Shakespeare was definitely a man of culture who’s oft credited for several things ranging from tropes present in our media, our modern language, and some of the most renown works that have stood the test of time with several adaptations and interpretations. One of the tropes that Shakespeare liked to tinker with often in his works would have to be the ‘Pastoral’ trope. First and foremost, what is the Pastoral trope; or rather – Pastoral literature? Pastoral literature is the idealization of nature and purity of life outside the hustle and bustle of city life. This is fairly prominent in two works in particular: As You Like It and Midsummer Night’s Dream where a good portion of the play takes place in a forest but with different connotations. This essay will simply serve as a comparison of the Pastoral elements present in As You Like It and Midsummer Night’s Dream.

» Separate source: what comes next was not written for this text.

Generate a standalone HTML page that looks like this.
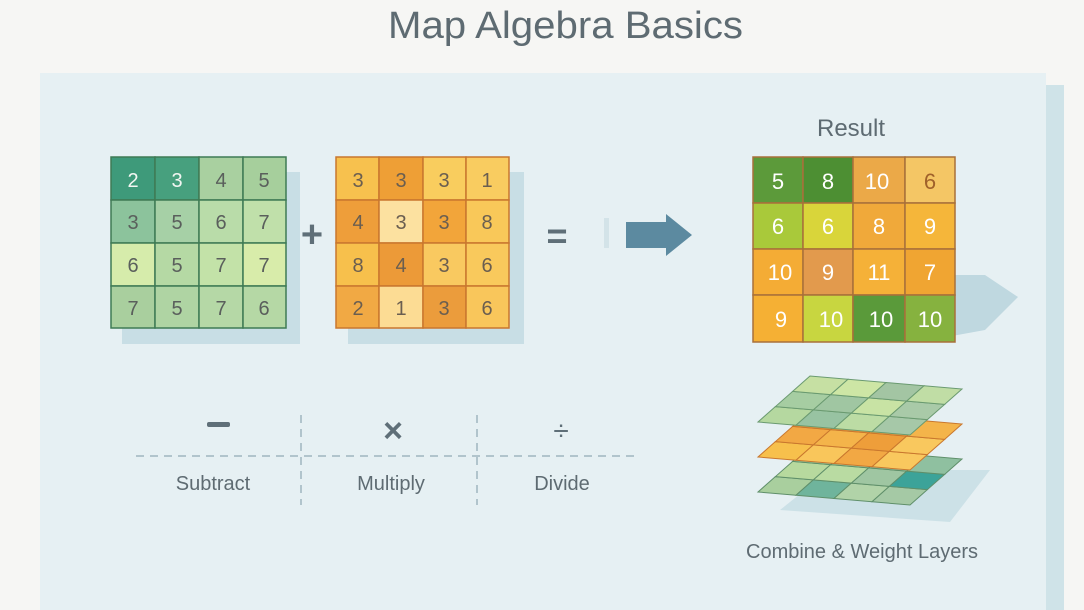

Despite popular belief; As You Like It has prominent Pastoral elements in it, and it also pokes fun at the aforementioned trope. While the shepherds are minor characters that serve as the comic relief, they end up playing a major role in regards to influencing the main characters – who are all from royal families. The city they live in is portrayed as corrupted, and their luck has gone down South. This is a par for the course for this trope, especially since nature serves as their only escape and as a means for them to partake in opportunities that the court actually forbids. For example, Rosalind can marry and galavant about with Orlando, and Duke Senior ended up making his own court in the forest where his group make music and enjoy the fat of the land.
Despite the play poking fun at the genre as a whole, it follows the Pastoral trope to a ‘t’; almost formulaic in nature where there’s a return to society after an extended period of banishment or exile. In this case, the experiences in the Forest of Arden ended up changing each of the characters for the better. Duke Frederick joined a monastery and gave up his power. Duke Senior learned of the joys that a simple life can give him after being banished. This shows off nature as this very powerful healing force. The play doesn’t entirely idealises nature, and it does talk about some of the possible problems of living on the fat of the land alone. In As You Like It, it’s all purely physical discomfort. Duke Senior compares what’s waiting for him back at home to cold weather, and he preferred the latter. It was a very apples and oranges-esque comparison.
Shakespeare poking fun at the Pastoral trope continues in full swing with A Midsummer Night’s Dream. Now, Pastoral literature also touches on love. death, and as a way to serve as some social commentary. A Midsummer Night’s Dream’s central plot focuses on love and can somewhat represent Pastoral literature in that aspect. However, in this work, Shakespeare portrayed the forest as a place fraught with chaos and borderline nightmarish in comparison to the city of Athens. This is the antithesis of the genre as a whole, yet there are still several Pastoral elements in A Midsummer Night’s Dream at play here.
At the very start, Hermia and Lysander are running into the woods as an attempt to escape the injustices of the city. Hermia is forced by her father to marry Demetrius or else there would be punishment, either she’s going to die or be sent to a nunnery, and it follows the law of Athens which is dubbed the ‘ancient privilege of Athens’ (MND I.i.42). Since Duke Thesus is a representation of the court, this escape into the woods resembles traditional Pastoral literature; akin to escaping the country due to harsh laws.
From here on out, however, this is where Shakespeare heavily deviates from Pastoral literature. Puck mistook Lysander for Demetrius and made the former fall in love with Helena and out of love for Hermia. The play becomes more and more complicated and convoluted as more people become involved. Like Oberon attempting to amend this mistake by making Demtrius fall in love with Helena. This is Hell on Earth for Hermia because now the love of her life is smitten with another. It becomes even worse for Hermia because prior to all of this, no man loved her, and she believes that this was all some cruel joke. She also believed that one of her best friend is in on it as well, based off her comment, ‘Lo, she is one of this confederacy!’ (MND, III.ii.195).
Everything is resolved once Puck and Oberon make everything right in the forest, and then Theseus states that both of the couples should wed. In the end, the two couples didn’t end up returning to the woods, but they end up going back to the city. It shows the reader that the city can also be rational and peaceful once the unfair laws were done away with.